I’d drive by those marquees and replay movie scenes in my mind, trying to stop the frame on the moment our friendship derailed, but all I could find was laughter and music.

Something must have gone wrong between us, something I couldn’t place.

So I was surprised yesterday when I got a text from his guitar player. I’d had a great time hanging out with this guy when they’d stayed at my house years ago. They happened to be in town last night for the final performance of their tour, celebrating 20 years since the release of the album that changed everything for them.

And me.

I also happened to be in town last night, before leaving this morning to head back to Idaho.

A backstage pass was waiting for me at the box office, and a few seconds after I pushed open the door, I heard a deep, gravely voice boom one of the inside-joke phrases born during our maiden tour together.

And there he was.

He asked me to step outside with him while he had a cigarette, and in the soft summer air settling under the incandescent bulb of the service entry, he started talking.

Within a few sentences, he’d already returned every unreturned call, acknowledged every unacknowledged text, and answered every unanswered email.

We are inherently the center of our own universes, even in times of absolute service and empathy. We see with our own eyes, we breathe with our our own lungs, we feel with our own heart.

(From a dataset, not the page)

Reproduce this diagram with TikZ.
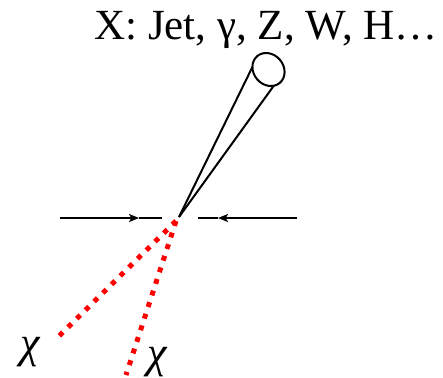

And so we assume that our experience with the world is always about us.

It’s not.

He walked onstage last night and played the songs that inspired me to be a songwriter, songs emblazoned on one of my favorite albums, songs that had found their tribe. I left the theatre, pulled out of the parking spot suspiciously close to the venue, and looked in my rear view mirror at the twenty year stretch of road paved and repaved by a wet, magical evening on 5th Street.

He’d helped me find my own place to stand and sing.

That’s how I got here.

And I got back on the same highway, but in a different state, in a different city mirroring a different corner of the country, heading toward a mysterious future where everything and nothing will have changed, just like nothing and everything has changed since I first saw him two decades ago on a cold, dumping rain night in Seattle.